Ich schenke mir etwas von meinem Riesling ein und albere mit Hendrik und Vivi herum. Die sind ja schon da. Natürlich besprechen wir erst mal, wie es uns so geht. „Wie geht es dir?“ ist immer eine gute Frage, gerade aber scheint sie mir überlebenswichtig zu sein, weil die Antwort darauf stündlich anders ausfallen kann. Die Corona-Krise ist so unwirklich, dass mich abwechselnd mal Zuversicht und mal Panik packt. Je nachdem, wie beschäftigt ich bin.
Hendrik und Vivi erzählen, dass sie gerade viel Computer spielen, also Age of Empires und Animal Crossing. Ich mache das auch und erzähle vom Leben meiner sechsköpfigen Sims-Familie und unserem Dungeons-&-Dragons-Abenteuer, das wir jetzt auch ins Internet verlagert haben. Philipp aus Köln, der ebenfalls zockt, Assassin’s Creed, sagt, dass er sich extra für unsere Party den Bart rasiert habe. Seine Freundin Marie, die neben ihm sitzt, hat hoffentlich bald ein Bewerbungsgespräch, und Lea und Michel aus Bonn sehen so aus, als hocken sie mit Marie und Philipp auf dem gleichen Sofa. Ich freue mich, sie alle zu sehen und vermisse es, sie nicht umarmen zu können. Um 20.23 Uhr wählt sich Judith aus Leipzig ein. Alle sehen viele Pixel und es knackt.
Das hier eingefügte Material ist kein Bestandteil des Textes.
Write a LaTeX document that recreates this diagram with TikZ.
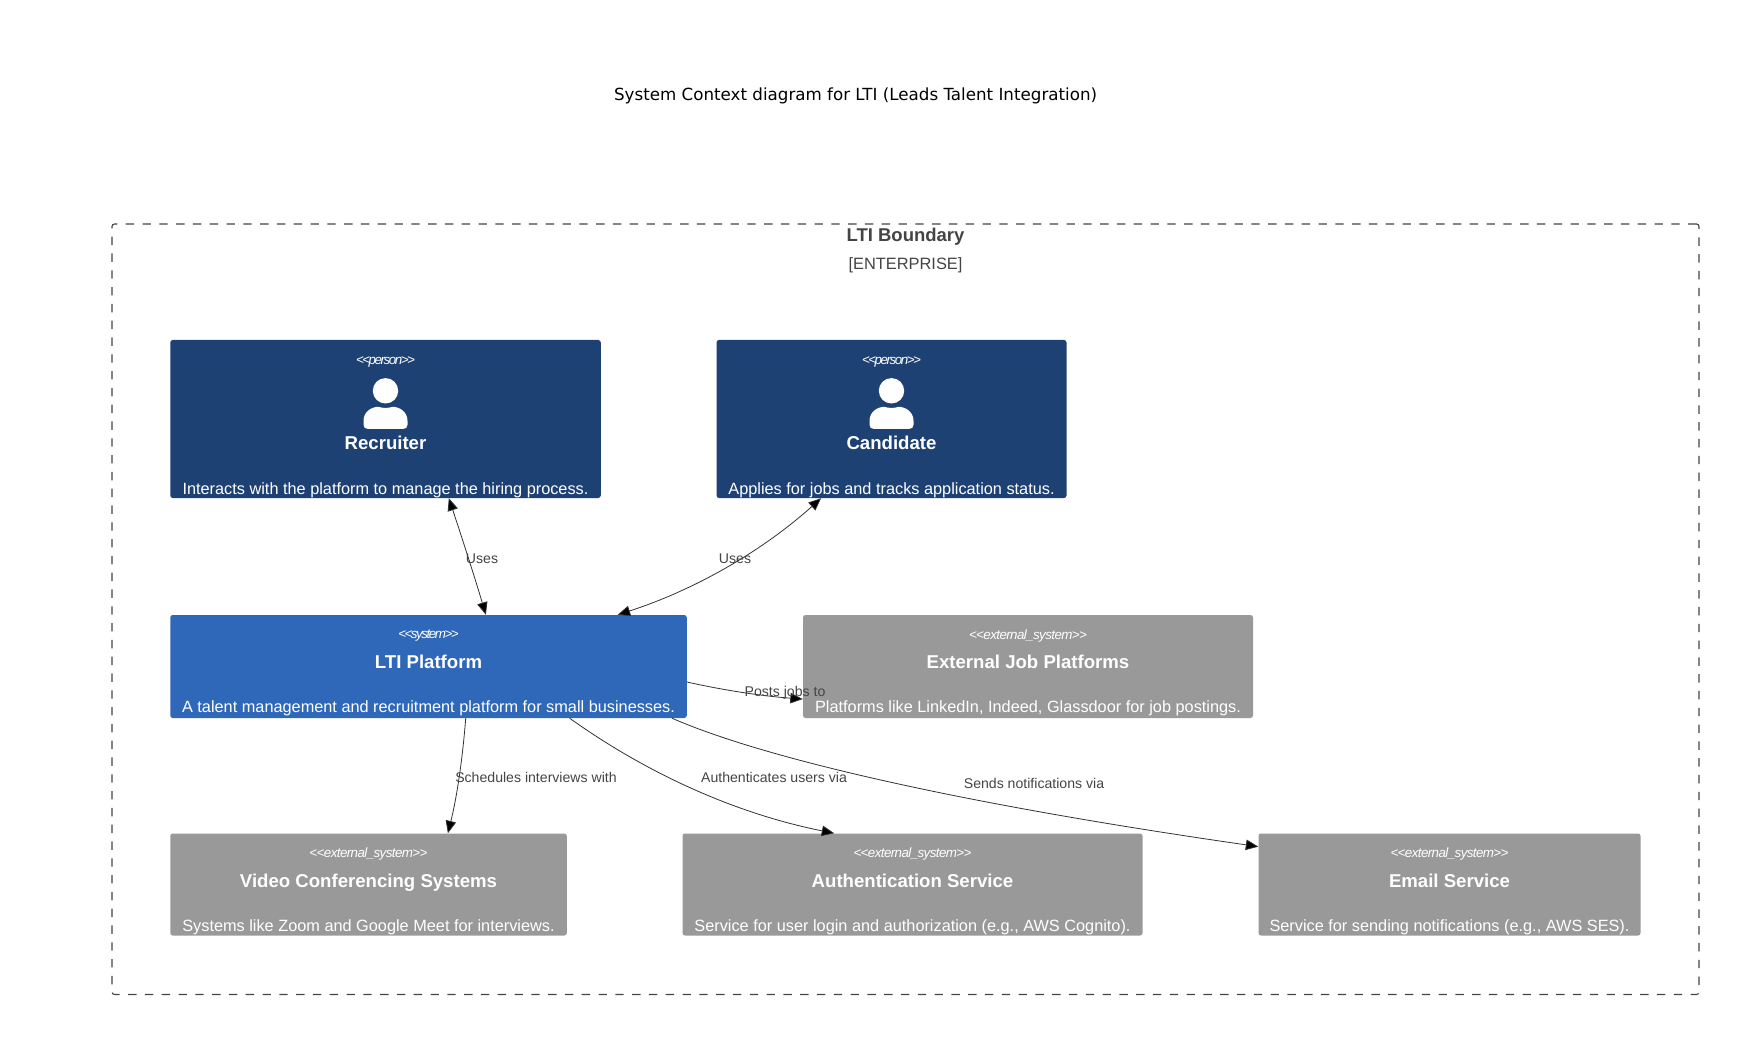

Hendrik: Oh Gott, Judiths Internet regt mich jetzt schon auf.
Judith: Jaja, diese Scheißhippies aus Leipzig, die nur ’ne Antenne auf dem Dach haben! Mann, wie funktioniert das hier?
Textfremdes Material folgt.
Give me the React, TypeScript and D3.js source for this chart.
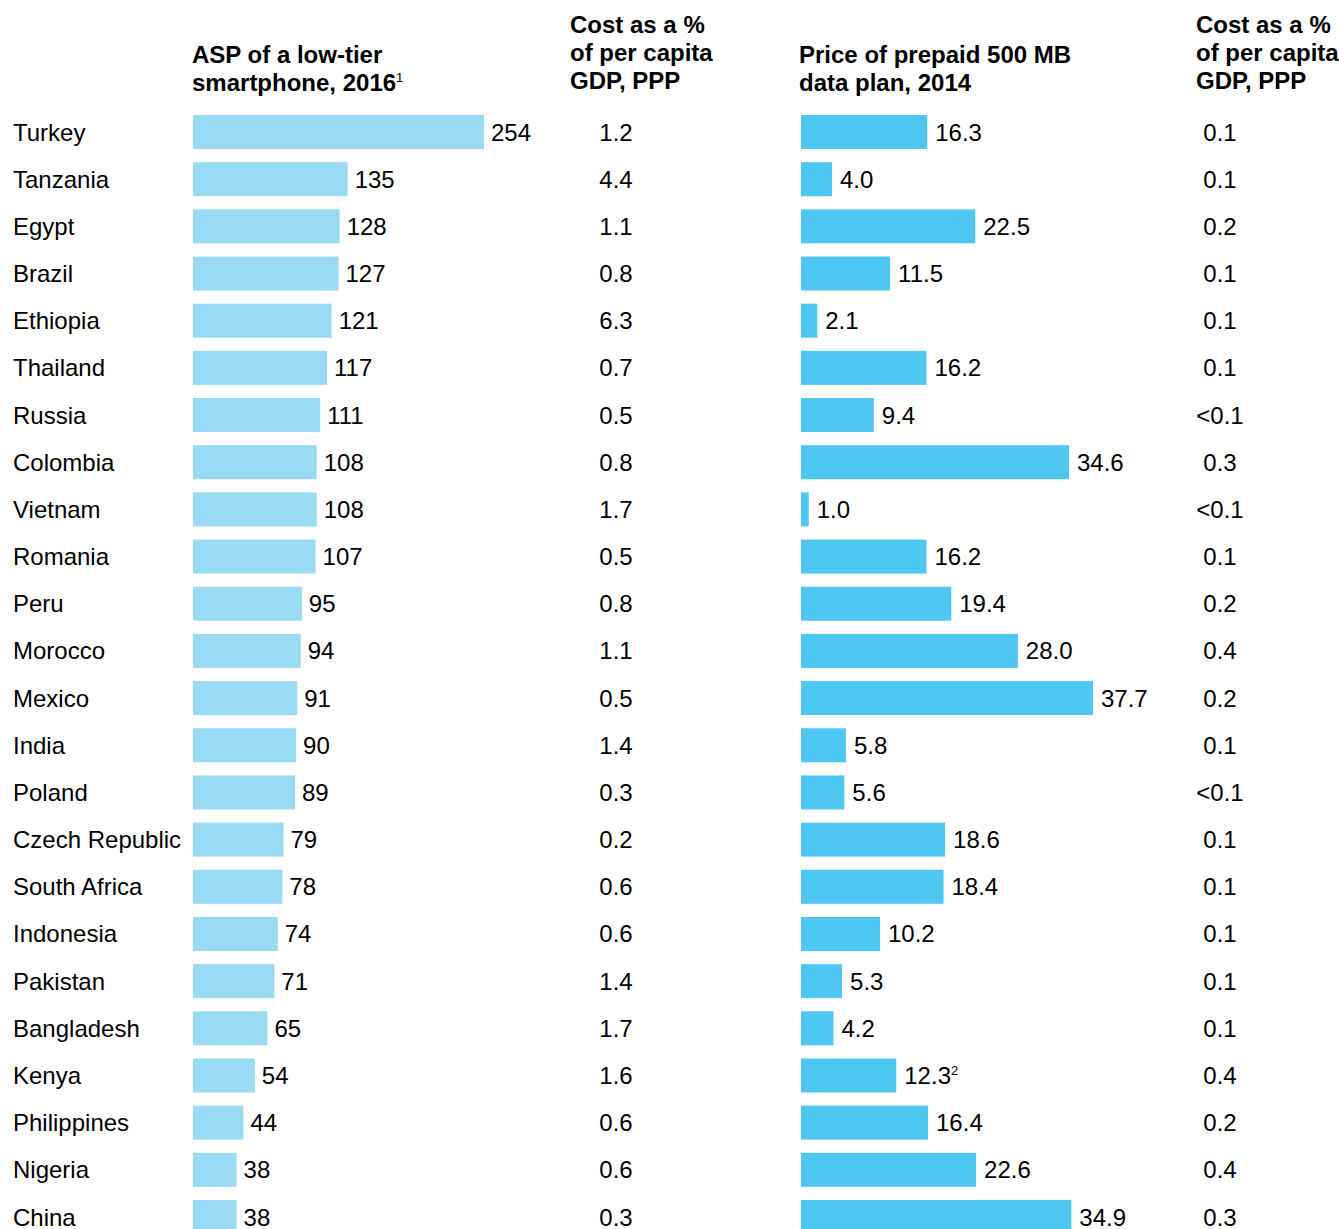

Hendrik: GANZ LAUT REINSPRECHEN. DU MUSST GANZ LAUT REINSPRECHEN.
Judith: HALLO HENDRIK. Habt ihr auch Pizza gegessen?
Ich: Nee, Nudeln.
Hendrik: Isst du eigentlich nur noch Nudeln?
Früher waren wir oft den ganzen Tag zusammen, erst im Politische-Theorie-Proseminar, dann im Delirium/Frazzkeller, einer berühmten Marburger Kneipe. Manchmal sind wir auch noch ins Trauma. Das ist ein Club, oder zumindest das, was wir damals dafür gehalten haben. Aber wenn man sich gut versteht, dann geht man eben überall zusammen hin und hat es überall schön. Also vielleicht auch im Internet.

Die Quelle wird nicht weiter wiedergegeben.